Don’t drink and scoot
So you’ve been out for a night on the town with your friends and it’s time to head home. If you’ve been drinking, taking a scooter isn’t a good idea. Lime actually has an in-app sobriety test you will need to pass to unlock a scooter for late-night rides. Instead, grab public transportation or upgrade your ride-share to a driver with Uber or Lyft to get home safely.
Be a steward of the system
One issue some cities are having is not what happens during the ride, but what happens when that ride is over. Scooters being left wherever the rider finished their journey, clogging up sidewalks and inhibiting the flow of pedestrian traffic.
When you finish your ride, place the scooter out of the way. Bird allows customers to find proper parking stations directly in the app, and get in-app directions to each location. Bird also allows customers to report scooters that have been improperly parked or damaged.
The spokesperson for Lime said the company encourages users to pick up scooters that may be turned over, or move them out of the way if another rider leaves a scooter in a less-than-convenient place, even if it’s a competitor’s scooter.
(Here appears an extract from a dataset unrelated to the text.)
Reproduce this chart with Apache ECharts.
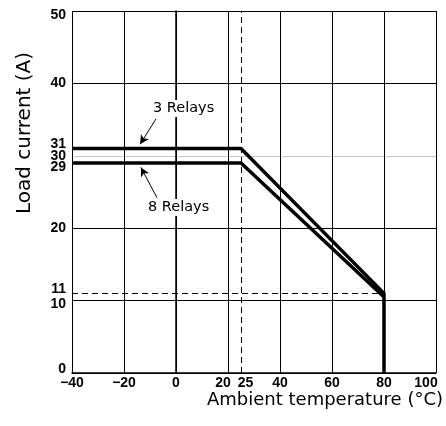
<!DOCTYPE html>
<html>
<head>
<meta charset="utf-8">
<script src="https://cdn.jsdelivr.net/npm/echarts@6/dist/echarts.min.js"></script>
<style>
  html, body { margin: 0; padding: 0; background: #fff; }
  #chart { width: 446px; height: 426px; }
</style>
</head>
<body>
<div id="chart"></div>
<script>
// curve data
var temps3 = [-40, 25, 80, 80];
var load3 = [31, 31, 11, 0];
var temps8 = [-40, 25, 80];
var load8 = [29, 29, 10.5];

// tick labels
var xLabels = [-40, -20, 0, 20, 25, 40, 60, 80, 100];
var yLabels = [0, 10, 11, 20, 29, 30, 31, 40, 50];

// dashed reference lines
var refTemp = 25;
var refLoad = 11;

var font = 'Liberation Sans, Arial, sans-serif';
var titleFont = 'DejaVu Sans, sans-serif';

function pairs(xs, ys) {
    var out = [];
    for (var i = 0; i < xs.length; i++) out.push([xs[i], ys[i]]);
    return out;
}

function tickStyle(pad) {
    return {fontFamily: font, fontSize: 14, fontWeight: 'bold', color: '#000', padding: pad};
}

var chart = echarts.init(document.getElementById('chart'), null, {renderer: 'canvas'});

var option = {
    animation: false,
    backgroundColor: '#fff',
    grid: {left: 72, right: 10, top: 11, bottom: 53},
    xAxis: [{
        type: 'value', min: -40, max: 100, interval: 20, position: 'bottom',
        axisLine: {lineStyle: {color: '#000', width: 1.5}},
        axisTick: {show: false},
        axisLabel: {show: false},
        splitLine: {show: true, lineStyle: {color: '#000', width: 1}}
    }, {
        type: 'value', min: -40, max: 100, position: 'bottom',
        axisLine: {show: false},
        axisTick: {show: false},
        splitLine: {show: false},
        axisLabel: {
            customValues: xLabels, margin: 3,
            formatter: function (v) {
                var s = v < 0 ? '\u2212' + Math.abs(v) : '' + v;
                if (v === 20) return '{l|' + s + '}';
                if (v === 25) return '{r|' + s + '}';
                if (v === 100) return '{ll|' + s + '}';
                return '{n|' + s + '}';
            },
            rich: {
                l: tickStyle([0, 10, 0, 0]),
                ll: tickStyle([0, 20, 0, 0]),
                r: tickStyle([0, 0, 0, 9]),
                n: tickStyle([0, 0, 0, 0])
            }
        }
    }],
    yAxis: [{
        type: 'value', min: 0, max: 50, interval: 10, position: 'left',
        axisLine: {show: true, lineStyle: {color: '#000', width: 1.5}},
        axisTick: {show: false},
        axisLabel: {show: false},
        splitLine: {show: true, lineStyle: {color: ['#000', '#000', '#000', '#c8c8c8', '#000', '#000'], width: 1}}
    }, {
        type: 'value', min: 0, max: 50, position: 'left',
        axisLine: {show: false},
        axisTick: {show: false},
        splitLine: {show: false},
        axisLabel: {
            customValues: yLabels, margin: 6,
            formatter: function (v) {
                if (v === 31 || v === 11 || v === 0) return '{up|' + v + '}';
                if (v === 29 || v === 10 || v === 50) return '{down|' + v + '}';
                return '{n|' + v + '}';
            },
            rich: {
                up: tickStyle([0, 0, 8, 0]),
                down: tickStyle([8, 0, 0, 0]),
                n: tickStyle([0, 0, 0, 0])
            }
        }
    }],
    series: [{
        name: 'refs', type: 'line', data: [], silent: true,
        markLine: {
            silent: true, symbol: ['none', 'none'], label: {show: false},
            lineStyle: {color: '#000', type: [6, 4], width: 1},
            data: [
                [{coord: [-40, refLoad]}, {coord: [80, refLoad]}],
                [{coord: [refTemp, 0]}, {coord: [refTemp, 50]}]
            ]
        }
    }, {
        name: '3 Relays', type: 'line', data: pairs(temps3, load3),
        showSymbol: false, lineStyle: {color: '#000', width: 3.5}, z: 5,
        markLine: {
            silent: true, symbol: ['none', 'arrow'], symbolSize: [7, 9], label: {show: false},
            lineStyle: {color: '#000', type: 'solid', width: 1},
            data: [[{coord: [-7.7, 35.1]}, {coord: [-13.8, 31.6]}]]
        }
    }, {
        name: '8 Relays', type: 'line', data: pairs(temps8, load8),
        showSymbol: false, lineStyle: {color: '#000', width: 3.5}, z: 5,
        markLine: {
            silent: true, symbol: ['none', 'arrow'], symbolSize: [7, 9], label: {show: false},
            lineStyle: {color: '#000', type: 'solid', width: 1},
            data: [[{coord: [-7.3, 24.2]}, {coord: [-13.5, 28.4]}]]
        }
    }],
    graphic: [{
        type: 'text', left: 152, top: 100, z: 10,
        style: {text: '3 Relays', font: '14.5px ' + titleFont, fill: '#000', backgroundColor: '#fff', padding: [1, 1]}
    }, {
        type: 'text', left: 147, top: 199, z: 10,
        style: {text: '8 Relays', font: '14.5px ' + titleFont, fill: '#000', backgroundColor: '#fff', padding: [1, 1]}
    }, {
        type: 'text', x: 25, y: 133, rotation: Math.PI / 2,
        style: {text: 'Load current (A)', font: '20px ' + titleFont, fill: '#000', align: 'center', verticalAlign: 'middle'}
    }, {
        type: 'text', right: 3, top: 391,
        style: {text: 'Ambient temperature (\u00b0C)', font: '18px ' + titleFont, fill: '#000'}
    }]
};

chart.setOption(option);
</script>
</body>
</html>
Doing so will make the system better for everyone and show that the new technology can be used with little to no negative impact on the communities it serves.
Remember that the rules of the road apply to scooters just like they do bikes and cars. If you’re a user of the e-scooter ecosystem, be a good representative and help lessen any negative impacts this new technology may have on your local community. And don’t forget that helmet.